Unfortunately for me, God does not work within the limits of my definition of reality.  He is free to accomplish whatever He desires; winning over the heart of an atheist, healing the terminally ill or bringing about that which defies the laws of nature.  God's power is unlimited.

Why, then, do I expect so little from Him?  Instead of asking for healing I settle for what man's inferior efforts can supply.  In the place of tapping into the power He's given me to forgive I harbor a grudge and grow angry and resentful, trying to mask the root of bitterness with my own efforts toward civility.  While I could allow His compassion to flow through me to the unlovable, I opt to avoid their difficult personalities in an effort to shield my life from discomfort. 

I attempt to contain my magnificent God when I bind His power with the bands of rational reality.
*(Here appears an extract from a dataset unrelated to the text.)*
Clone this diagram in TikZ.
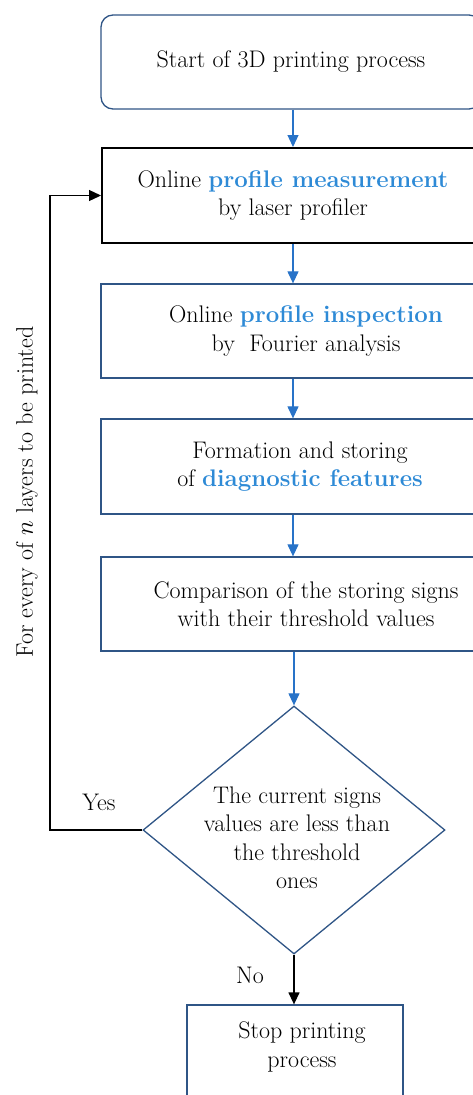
\documentclass[tikz,border=0pt]{standalone}
\usetikzlibrary{shapes.geometric,arrows.meta}
\definecolor{bord}{HTML}{2F5586}
\definecolor{arr}{HTML}{2873C8}
\definecolor{hl}{HTML}{2E8AD6}
\newcommand{\hlt}[1]{{\color{hl}\bfseries #1}}
\begin{document}
\begin{tikzpicture}[x=1pt,y=-1pt,
  font=\fontsize{24}{28.5}\selectfont,
  box/.style={draw=bord, line width=1.3pt, minimum height=94pt, align=center, inner sep=0pt},
  blk/.style={draw=black, line width=2pt, minimum height=95pt, align=center, inner sep=0pt},
  decis/.style={diamond, draw=bord, line width=1.3pt, minimum width=302pt, minimum height=248pt, inner sep=0pt},
  flow/.style={draw=arr, line width=1.2pt, -{Triangle[width=11pt,length=12pt]}},
  bflow/.style={draw=black, line width=1.3pt, -{Triangle[width=11pt,length=12pt]}},
  lbl/.style={align=center, inner sep=0pt}]
\useasboundingbox (0,0) rectangle (473,1095);
\clip (0,0) rectangle (473,1095);
\coordinate (ax) at (293,0);
\coordinate (lx) at (50,0);
\node[box, rounded corners=12pt, minimum width=380pt] (start) at (291,62) {Start of 3D printing process};
\node[blk, minimum width=382pt] (meas) at (293,195.5) {Online \hlt{profile measurement}\\by laser profiler};
\node[box, minimum width=410pt] (insp) at (306,331) {Online \hlt{profile inspection}\\by\ \ Fourier analysis};
\node[box, minimum width=398pt, minimum height=95pt] (form) at (300,466.5) {Formation and storing\\of \hlt{diagnostic features}};
\node[box, minimum width=410pt] (comp) at (306,604) {Comparison of the storing signs\\with their threshold values};
\node[decis] (dec) at (294,830) {};
\node[lbl] (dectext) at (297,838) {The current signs\\values are less than\\the threshold\\ones};
\node[draw=bord, line width=1.3pt, minimum width=216pt, minimum height=110pt, inner sep=0pt] (stop) at (295,1060) {};
\node[lbl] (stoptext) at (302,1047) {Stop printing\\process};
\node[lbl] (yes) at (99,802) {Yes};
\node[lbl] (no) at (250,975) {No};
\node[lbl, rotate=90] (loopl) at (27,492) {For every of $n$ layers to be printed};
\draw[flow] (start.south -| ax) -- (meas.north -| ax);
\draw[flow] (meas.south -| ax) -- (insp.north -| ax);
\draw[flow] (insp.south -| ax) -- (form.north -| ax);
\draw[flow] (form.south -| ax) -- (comp.north -| ax);
\draw[flow] (comp.south -| dec.north) -- (dec.north);
\draw[bflow] (dec.south) -- (stop.north -| dec.south);
\draw[bflow] (dec.west) -- (dec.west -| lx) |- (meas.west);
\end{tikzpicture}
\end{document}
In the same way that it seems ridiculous to build a building that could contain God, I often limit His magnificence without even knowing it.  I restrict His plan for me to what makes sense to my human mind or by what I feel comfortable with.  Even more silly are my efforts to hide my self, thoughts or heart from God.  Finally, I end up crippling the Lord's work in my life when I label some acts as impossible or off-limits to Him.  In these ways I attempt to restrain a God that cannot be contained.


As I begin this day it is my prayer that I can stop trying to put God in the neat little box I have constructed out of ignorance and fear.

When do I expect very little from God?

How do I limit God's power in my life?